Newspaper publishers today urged the BBC to drop plans to extend its local news coverage amid fears it will threaten the future of independent local journalism.
The News Media Association, which represents national and regional publishers in Britain, accused the corporation of trying to become a ‘monolithic provider of news’.
The organisation’s chief executive Owen Meredith warned of the ‘direct threat to the strength and plurality of news’ posed by the corporation’s own local coverage amid proposals to create more than 100 digital reporter roles to cover local news.
Mr Meredith added that the BBC had given an ‘uninformed prediction of the demise of commercially viable local news media’ in its ‘Across the UK’ report last March.

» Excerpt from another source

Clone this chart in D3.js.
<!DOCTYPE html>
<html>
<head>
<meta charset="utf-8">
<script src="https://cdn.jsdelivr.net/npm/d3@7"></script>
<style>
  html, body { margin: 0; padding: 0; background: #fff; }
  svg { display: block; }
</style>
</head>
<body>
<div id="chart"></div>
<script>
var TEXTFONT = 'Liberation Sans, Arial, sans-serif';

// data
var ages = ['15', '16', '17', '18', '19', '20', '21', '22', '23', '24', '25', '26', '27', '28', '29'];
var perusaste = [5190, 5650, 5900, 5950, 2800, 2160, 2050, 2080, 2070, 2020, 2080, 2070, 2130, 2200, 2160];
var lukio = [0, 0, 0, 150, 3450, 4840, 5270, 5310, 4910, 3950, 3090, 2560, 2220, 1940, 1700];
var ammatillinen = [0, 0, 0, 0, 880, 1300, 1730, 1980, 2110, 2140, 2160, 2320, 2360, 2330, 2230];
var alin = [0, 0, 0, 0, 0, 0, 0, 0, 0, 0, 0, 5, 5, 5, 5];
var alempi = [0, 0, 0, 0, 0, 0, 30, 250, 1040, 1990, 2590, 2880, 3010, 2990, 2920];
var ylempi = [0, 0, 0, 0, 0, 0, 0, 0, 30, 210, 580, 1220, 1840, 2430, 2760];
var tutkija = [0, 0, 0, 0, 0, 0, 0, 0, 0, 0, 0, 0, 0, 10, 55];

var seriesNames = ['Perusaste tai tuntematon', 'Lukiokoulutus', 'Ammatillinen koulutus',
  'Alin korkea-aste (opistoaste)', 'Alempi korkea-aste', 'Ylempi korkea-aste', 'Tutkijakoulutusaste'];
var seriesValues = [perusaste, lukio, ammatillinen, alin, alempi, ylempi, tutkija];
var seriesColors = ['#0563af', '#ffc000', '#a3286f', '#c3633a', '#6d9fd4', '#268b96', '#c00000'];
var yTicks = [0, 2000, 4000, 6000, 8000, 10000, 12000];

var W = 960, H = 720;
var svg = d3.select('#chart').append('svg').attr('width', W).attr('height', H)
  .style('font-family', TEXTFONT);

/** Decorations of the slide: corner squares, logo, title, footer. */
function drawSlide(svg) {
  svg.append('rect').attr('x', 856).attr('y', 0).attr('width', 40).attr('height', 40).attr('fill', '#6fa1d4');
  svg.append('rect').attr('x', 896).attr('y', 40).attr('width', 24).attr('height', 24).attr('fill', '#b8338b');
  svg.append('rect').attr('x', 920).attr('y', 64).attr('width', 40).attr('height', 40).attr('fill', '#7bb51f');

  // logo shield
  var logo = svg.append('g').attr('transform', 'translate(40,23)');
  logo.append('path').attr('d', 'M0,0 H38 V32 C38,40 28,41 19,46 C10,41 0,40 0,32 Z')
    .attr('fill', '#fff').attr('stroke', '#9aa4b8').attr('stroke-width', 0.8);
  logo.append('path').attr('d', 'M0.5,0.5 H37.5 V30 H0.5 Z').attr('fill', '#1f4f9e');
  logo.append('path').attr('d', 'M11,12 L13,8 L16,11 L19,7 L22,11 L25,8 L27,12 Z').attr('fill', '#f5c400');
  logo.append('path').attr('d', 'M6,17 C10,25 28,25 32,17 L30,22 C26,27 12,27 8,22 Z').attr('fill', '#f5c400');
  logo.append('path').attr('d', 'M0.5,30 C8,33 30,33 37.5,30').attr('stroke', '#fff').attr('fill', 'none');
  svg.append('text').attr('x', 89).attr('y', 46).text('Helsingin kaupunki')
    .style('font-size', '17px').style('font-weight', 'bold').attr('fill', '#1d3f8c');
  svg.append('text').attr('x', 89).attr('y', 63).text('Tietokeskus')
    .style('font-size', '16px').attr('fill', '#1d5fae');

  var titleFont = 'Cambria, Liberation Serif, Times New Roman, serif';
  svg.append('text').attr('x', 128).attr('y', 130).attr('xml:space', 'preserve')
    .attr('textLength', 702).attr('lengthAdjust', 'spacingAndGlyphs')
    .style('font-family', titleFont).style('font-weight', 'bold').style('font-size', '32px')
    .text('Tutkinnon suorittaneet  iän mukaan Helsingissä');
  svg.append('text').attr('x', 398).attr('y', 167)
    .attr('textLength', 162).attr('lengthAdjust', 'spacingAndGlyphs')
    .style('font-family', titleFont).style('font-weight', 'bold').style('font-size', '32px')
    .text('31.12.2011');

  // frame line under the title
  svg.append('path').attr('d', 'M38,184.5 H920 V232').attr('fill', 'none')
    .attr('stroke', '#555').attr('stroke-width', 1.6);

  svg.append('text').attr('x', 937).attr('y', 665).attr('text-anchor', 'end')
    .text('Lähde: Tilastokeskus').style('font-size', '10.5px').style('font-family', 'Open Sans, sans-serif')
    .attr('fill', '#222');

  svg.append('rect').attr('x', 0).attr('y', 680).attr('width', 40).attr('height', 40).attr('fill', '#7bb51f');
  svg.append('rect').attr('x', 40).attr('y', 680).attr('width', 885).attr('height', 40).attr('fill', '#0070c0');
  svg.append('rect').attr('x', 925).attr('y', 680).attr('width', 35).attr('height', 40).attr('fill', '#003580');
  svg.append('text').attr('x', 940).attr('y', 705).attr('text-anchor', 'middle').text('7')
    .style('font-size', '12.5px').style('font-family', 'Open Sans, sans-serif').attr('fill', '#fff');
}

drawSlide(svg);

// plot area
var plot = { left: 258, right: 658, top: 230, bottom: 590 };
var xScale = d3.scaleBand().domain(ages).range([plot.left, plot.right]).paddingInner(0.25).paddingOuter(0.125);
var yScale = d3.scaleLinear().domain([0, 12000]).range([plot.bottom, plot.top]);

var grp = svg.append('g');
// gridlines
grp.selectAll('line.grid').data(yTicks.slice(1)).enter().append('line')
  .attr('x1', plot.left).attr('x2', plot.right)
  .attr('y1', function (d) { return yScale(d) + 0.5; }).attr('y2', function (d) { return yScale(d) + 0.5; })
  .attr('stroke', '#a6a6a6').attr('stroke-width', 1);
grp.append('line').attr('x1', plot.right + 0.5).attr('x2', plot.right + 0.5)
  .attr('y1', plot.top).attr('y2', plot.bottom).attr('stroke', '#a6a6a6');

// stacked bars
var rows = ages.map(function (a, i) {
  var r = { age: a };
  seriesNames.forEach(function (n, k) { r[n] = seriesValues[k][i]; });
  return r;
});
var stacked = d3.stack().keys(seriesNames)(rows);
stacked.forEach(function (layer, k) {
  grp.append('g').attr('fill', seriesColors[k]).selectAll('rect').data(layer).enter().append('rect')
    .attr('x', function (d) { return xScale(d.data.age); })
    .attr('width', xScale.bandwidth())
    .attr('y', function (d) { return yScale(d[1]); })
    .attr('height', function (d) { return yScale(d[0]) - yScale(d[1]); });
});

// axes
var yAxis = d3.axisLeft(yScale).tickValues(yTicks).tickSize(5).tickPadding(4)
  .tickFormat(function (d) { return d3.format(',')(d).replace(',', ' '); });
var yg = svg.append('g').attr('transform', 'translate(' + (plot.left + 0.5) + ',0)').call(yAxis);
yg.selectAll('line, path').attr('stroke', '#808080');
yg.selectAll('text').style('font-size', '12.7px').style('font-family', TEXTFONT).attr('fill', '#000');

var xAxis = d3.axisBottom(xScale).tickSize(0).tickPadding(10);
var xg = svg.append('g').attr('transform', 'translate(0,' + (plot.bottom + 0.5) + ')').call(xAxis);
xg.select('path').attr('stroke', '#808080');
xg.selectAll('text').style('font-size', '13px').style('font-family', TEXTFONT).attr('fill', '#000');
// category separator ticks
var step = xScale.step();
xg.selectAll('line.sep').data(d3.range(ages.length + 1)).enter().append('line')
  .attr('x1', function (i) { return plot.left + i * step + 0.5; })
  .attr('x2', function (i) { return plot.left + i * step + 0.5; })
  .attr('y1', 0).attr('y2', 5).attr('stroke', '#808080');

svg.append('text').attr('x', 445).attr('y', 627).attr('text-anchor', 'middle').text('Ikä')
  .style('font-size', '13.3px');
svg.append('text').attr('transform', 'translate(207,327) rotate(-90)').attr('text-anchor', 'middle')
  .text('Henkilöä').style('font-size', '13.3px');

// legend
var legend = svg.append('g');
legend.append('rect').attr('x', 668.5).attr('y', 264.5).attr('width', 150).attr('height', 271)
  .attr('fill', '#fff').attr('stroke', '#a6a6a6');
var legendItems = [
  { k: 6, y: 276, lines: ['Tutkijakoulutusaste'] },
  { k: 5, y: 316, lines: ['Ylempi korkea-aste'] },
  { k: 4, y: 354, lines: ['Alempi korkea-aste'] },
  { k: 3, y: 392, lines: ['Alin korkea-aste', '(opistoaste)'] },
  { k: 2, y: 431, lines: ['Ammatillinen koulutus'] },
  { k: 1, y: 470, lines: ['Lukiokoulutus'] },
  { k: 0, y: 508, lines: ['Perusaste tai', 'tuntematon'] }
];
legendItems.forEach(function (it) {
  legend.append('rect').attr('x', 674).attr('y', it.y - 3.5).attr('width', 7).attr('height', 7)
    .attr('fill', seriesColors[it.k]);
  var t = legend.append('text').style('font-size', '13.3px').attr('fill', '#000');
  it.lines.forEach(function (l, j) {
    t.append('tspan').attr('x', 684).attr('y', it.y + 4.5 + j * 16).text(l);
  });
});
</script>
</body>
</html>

It comes amid the debate in recent days over the licence fee after Ministers said the cost will be frozen at £159 for the next two years then rise to about £175 by 2027.

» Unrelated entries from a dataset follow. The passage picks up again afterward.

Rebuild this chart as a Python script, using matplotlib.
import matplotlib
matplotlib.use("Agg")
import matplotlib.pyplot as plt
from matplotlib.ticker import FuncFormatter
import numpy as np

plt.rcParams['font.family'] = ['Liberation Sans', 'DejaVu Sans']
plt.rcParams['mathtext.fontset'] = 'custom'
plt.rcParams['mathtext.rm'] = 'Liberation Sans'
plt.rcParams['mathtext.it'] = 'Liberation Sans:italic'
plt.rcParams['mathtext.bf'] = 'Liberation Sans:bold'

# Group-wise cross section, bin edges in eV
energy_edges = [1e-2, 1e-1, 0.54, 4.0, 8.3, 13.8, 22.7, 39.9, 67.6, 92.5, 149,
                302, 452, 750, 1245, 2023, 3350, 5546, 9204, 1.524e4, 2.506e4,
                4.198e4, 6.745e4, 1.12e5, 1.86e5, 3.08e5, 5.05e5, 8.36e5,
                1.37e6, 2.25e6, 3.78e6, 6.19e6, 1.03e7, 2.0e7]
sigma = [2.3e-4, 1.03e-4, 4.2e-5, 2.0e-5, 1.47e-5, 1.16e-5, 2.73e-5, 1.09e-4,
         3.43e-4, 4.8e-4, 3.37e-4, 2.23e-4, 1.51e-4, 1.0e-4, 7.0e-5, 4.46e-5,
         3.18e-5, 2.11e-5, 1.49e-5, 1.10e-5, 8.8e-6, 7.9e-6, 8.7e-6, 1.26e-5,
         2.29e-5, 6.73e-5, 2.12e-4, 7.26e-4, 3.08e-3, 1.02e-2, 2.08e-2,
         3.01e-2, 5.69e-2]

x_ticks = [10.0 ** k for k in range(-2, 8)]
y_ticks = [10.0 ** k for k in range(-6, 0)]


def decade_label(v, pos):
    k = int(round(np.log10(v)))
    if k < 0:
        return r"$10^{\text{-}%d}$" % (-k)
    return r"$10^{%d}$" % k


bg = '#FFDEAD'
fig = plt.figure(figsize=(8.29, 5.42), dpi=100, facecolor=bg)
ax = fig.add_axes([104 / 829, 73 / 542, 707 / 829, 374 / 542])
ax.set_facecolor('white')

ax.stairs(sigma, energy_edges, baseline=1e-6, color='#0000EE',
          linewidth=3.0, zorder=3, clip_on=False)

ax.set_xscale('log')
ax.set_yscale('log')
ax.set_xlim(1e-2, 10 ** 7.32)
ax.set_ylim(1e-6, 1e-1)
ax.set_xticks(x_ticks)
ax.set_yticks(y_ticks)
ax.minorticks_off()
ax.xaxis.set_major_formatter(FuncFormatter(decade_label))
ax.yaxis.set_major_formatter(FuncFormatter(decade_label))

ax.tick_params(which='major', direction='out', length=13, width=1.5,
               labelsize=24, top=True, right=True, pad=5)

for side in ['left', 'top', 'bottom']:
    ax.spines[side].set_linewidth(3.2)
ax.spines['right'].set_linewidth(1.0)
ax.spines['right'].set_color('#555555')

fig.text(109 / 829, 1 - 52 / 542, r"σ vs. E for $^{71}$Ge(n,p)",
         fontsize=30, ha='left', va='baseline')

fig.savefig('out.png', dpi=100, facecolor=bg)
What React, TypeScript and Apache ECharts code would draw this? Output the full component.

The BBC says it spends 10 per cent of the annual £3.5billion licence fee income on ‘online’ services, although does not give a specific breakdown for online news.
MailOnline contacted the BBC today to ask if this figure can be provided. The BBC’s online services also include the likes of Bitesize, CBeebies, Food, Sport and Weather.
It also spends up to £8million a year on the Local Democracy Reporting service which pays for 165 journalists to produce content used by local media providers.